— WHAT THE TASK REQUIRES —
Extract the opening line of the entries and every line after it, stopping at and including the line that contains "(0,0) rectangle (1568,762);". Do not include pictures.
─── MATERIAL SHOWN ───
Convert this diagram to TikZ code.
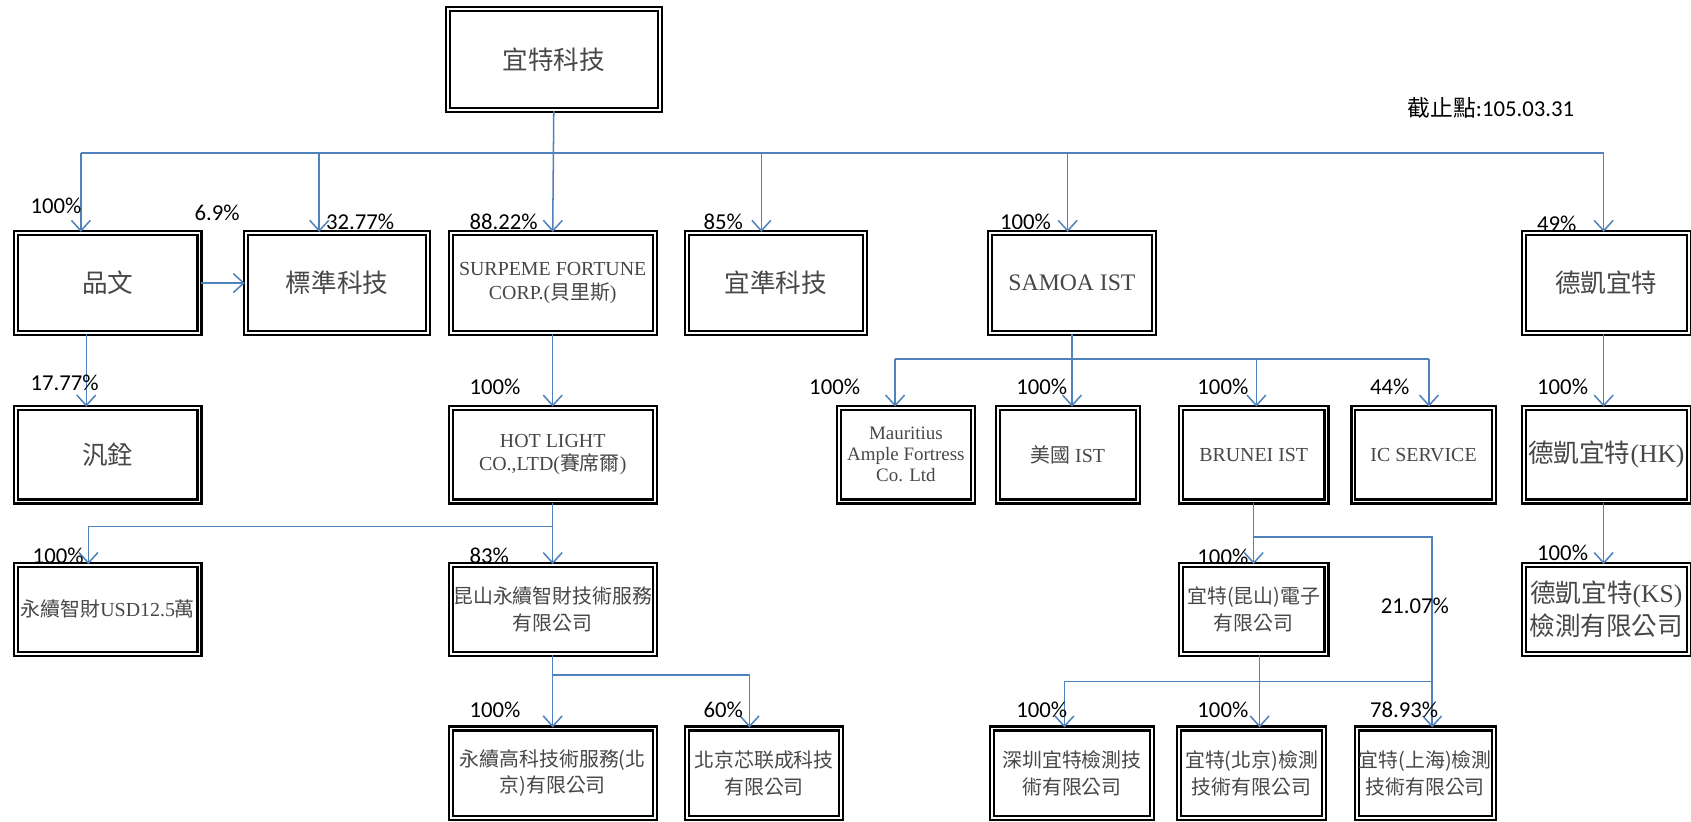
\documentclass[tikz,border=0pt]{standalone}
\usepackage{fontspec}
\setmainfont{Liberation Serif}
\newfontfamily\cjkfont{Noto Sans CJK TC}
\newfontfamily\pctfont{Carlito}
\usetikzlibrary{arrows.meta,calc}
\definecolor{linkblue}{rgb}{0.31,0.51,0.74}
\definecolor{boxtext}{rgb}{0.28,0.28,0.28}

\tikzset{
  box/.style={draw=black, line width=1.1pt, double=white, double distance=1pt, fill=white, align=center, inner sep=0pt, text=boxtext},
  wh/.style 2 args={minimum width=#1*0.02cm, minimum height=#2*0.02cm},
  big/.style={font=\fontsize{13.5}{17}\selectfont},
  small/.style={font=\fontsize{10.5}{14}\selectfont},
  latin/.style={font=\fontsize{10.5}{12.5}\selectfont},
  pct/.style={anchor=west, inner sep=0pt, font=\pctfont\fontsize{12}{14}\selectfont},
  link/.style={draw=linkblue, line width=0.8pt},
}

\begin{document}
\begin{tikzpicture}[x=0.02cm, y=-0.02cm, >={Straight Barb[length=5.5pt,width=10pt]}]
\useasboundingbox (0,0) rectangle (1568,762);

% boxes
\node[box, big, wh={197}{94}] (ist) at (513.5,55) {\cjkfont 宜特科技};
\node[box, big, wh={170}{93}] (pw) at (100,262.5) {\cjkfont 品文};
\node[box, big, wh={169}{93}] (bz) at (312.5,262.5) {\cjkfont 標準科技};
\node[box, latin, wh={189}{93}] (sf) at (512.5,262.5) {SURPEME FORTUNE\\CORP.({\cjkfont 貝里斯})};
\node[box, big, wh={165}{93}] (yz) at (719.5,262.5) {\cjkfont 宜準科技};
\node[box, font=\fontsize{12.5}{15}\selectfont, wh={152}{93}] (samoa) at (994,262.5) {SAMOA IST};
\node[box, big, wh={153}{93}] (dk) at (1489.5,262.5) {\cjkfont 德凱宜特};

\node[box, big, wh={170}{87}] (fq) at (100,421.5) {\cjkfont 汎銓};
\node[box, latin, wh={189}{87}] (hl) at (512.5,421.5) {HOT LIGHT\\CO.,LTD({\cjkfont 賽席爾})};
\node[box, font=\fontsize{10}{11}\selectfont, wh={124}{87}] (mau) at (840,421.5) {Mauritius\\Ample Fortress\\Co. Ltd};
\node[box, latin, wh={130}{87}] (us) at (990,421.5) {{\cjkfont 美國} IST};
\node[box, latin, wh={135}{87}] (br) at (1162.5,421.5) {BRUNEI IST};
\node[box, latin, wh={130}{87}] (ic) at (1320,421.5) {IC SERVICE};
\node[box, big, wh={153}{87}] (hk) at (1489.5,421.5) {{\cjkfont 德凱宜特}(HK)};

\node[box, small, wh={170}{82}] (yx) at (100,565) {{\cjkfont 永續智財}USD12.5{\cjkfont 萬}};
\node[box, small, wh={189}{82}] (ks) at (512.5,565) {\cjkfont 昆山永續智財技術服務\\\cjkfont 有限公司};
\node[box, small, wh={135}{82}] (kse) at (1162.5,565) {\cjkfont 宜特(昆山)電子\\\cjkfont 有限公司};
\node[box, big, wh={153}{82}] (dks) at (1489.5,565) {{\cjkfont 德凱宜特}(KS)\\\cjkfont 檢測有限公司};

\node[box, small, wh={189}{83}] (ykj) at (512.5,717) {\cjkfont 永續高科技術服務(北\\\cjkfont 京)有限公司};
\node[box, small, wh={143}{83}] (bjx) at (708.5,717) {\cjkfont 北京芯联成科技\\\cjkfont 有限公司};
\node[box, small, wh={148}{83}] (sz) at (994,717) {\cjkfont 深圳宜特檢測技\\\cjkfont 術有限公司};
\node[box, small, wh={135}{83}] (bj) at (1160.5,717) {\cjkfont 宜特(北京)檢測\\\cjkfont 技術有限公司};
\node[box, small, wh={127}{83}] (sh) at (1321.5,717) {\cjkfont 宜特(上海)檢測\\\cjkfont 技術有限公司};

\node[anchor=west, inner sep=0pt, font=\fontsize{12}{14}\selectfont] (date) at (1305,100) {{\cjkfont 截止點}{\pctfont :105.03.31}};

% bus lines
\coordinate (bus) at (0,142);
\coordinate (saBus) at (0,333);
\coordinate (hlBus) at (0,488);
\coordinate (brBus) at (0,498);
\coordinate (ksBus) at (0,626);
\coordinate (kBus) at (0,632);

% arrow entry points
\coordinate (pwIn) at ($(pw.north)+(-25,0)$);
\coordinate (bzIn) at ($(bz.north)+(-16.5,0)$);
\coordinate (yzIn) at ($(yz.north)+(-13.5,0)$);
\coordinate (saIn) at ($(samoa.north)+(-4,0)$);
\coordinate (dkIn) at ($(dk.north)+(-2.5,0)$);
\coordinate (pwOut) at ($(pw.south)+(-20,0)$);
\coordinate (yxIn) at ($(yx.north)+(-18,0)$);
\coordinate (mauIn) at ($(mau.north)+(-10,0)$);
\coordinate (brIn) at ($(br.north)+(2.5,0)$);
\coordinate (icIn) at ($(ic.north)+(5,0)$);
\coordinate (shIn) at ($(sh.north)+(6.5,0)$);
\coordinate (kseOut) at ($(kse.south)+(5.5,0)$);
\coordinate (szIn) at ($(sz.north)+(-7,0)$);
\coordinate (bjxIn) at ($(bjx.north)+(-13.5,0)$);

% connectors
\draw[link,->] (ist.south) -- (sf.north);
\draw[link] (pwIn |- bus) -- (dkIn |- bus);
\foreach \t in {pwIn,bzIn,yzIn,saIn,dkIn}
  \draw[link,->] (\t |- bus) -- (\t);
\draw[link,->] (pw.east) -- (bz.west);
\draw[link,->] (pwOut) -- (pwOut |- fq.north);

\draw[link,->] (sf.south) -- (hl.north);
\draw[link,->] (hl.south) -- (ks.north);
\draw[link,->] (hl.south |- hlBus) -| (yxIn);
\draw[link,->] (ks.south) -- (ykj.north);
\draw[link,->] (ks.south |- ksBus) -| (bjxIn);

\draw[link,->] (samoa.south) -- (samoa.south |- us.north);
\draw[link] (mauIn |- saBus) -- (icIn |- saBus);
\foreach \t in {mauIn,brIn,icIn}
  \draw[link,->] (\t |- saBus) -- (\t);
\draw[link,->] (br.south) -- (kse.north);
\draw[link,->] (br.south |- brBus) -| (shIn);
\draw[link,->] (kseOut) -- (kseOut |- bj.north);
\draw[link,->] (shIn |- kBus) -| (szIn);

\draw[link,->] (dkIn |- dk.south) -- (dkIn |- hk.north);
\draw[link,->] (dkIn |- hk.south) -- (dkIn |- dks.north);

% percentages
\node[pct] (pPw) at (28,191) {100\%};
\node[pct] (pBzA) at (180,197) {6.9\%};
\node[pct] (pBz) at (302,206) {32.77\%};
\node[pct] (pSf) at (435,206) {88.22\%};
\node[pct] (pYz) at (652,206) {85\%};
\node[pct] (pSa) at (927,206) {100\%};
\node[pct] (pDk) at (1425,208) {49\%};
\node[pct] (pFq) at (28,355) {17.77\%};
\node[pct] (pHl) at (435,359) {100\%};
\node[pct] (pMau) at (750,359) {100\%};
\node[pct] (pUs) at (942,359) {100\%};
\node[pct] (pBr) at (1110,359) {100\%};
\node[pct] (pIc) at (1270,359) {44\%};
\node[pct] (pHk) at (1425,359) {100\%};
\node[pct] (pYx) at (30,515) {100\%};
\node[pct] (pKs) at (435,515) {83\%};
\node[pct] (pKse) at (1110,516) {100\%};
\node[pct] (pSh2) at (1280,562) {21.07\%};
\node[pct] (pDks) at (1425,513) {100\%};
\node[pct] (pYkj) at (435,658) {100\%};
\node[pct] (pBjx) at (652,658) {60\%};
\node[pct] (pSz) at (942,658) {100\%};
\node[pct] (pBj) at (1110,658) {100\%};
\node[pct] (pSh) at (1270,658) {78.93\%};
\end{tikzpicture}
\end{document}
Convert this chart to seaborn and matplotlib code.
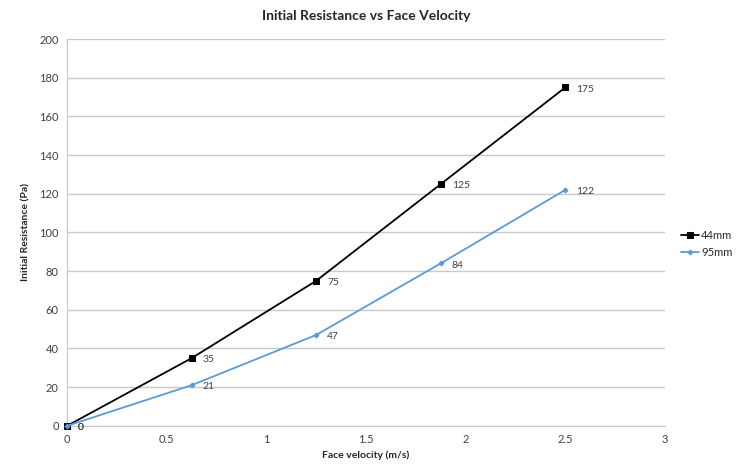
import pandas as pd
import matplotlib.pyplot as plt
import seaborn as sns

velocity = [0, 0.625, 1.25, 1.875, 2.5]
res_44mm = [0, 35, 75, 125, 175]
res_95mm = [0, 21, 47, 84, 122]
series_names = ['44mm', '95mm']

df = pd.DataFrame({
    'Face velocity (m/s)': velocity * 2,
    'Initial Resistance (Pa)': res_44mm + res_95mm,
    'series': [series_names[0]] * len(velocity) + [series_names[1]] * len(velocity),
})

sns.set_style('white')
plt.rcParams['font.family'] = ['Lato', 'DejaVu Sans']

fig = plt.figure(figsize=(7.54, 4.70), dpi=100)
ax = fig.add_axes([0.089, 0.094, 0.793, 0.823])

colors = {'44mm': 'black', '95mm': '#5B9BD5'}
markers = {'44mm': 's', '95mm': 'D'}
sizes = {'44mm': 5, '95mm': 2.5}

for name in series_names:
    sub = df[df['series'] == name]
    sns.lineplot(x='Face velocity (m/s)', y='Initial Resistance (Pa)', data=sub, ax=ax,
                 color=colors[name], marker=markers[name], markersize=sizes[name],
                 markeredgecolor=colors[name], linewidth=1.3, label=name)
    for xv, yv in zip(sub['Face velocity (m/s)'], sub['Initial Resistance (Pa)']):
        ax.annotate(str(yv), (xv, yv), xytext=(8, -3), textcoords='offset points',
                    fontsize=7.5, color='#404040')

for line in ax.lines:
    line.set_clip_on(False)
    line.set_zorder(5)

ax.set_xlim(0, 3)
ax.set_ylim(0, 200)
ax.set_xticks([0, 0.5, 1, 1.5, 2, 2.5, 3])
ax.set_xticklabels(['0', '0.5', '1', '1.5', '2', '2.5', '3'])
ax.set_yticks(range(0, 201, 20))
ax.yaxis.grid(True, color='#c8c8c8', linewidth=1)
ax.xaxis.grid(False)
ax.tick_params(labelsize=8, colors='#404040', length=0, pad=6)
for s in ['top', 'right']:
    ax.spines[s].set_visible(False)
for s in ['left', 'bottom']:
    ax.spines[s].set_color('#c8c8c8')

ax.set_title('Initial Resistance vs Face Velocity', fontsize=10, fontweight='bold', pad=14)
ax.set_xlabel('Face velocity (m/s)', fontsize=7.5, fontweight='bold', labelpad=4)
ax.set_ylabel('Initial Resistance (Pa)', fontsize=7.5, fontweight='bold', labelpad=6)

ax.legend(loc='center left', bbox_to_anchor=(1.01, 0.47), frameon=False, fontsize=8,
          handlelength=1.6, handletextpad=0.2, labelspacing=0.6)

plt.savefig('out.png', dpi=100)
───
— RESPONSE TO THIS TASK —
Convert this diagram to TikZ code.
\documentclass[tikz,border=0pt]{standalone}
\usepackage{fontspec}
\setmainfont{Liberation Serif}
\newfontfamily\cjkfont{Noto Sans CJK TC}
\newfontfamily\pctfont{Carlito}
\usetikzlibrary{arrows.meta,calc}
\definecolor{linkblue}{rgb}{0.31,0.51,0.74}
\definecolor{boxtext}{rgb}{0.28,0.28,0.28}

\tikzset{
  box/.style={draw=black, line width=1.1pt, double=white, double distance=1pt, fill=white, align=center, inner sep=0pt, text=boxtext},
  wh/.style 2 args={minimum width=#1*0.02cm, minimum height=#2*0.02cm},
  big/.style={font=\fontsize{13.5}{17}\selectfont},
  small/.style={font=\fontsize{10.5}{14}\selectfont},
  latin/.style={font=\fontsize{10.5}{12.5}\selectfont},
  pct/.style={anchor=west, inner sep=0pt, font=\pctfont\fontsize{12}{14}\selectfont},
  link/.style={draw=linkblue, line width=0.8pt},
}

\begin{document}
\begin{tikzpicture}[x=0.02cm, y=-0.02cm, >={Straight Barb[length=5.5pt,width=10pt]}]
\useasboundingbox (0,0) rectangle (1568,762);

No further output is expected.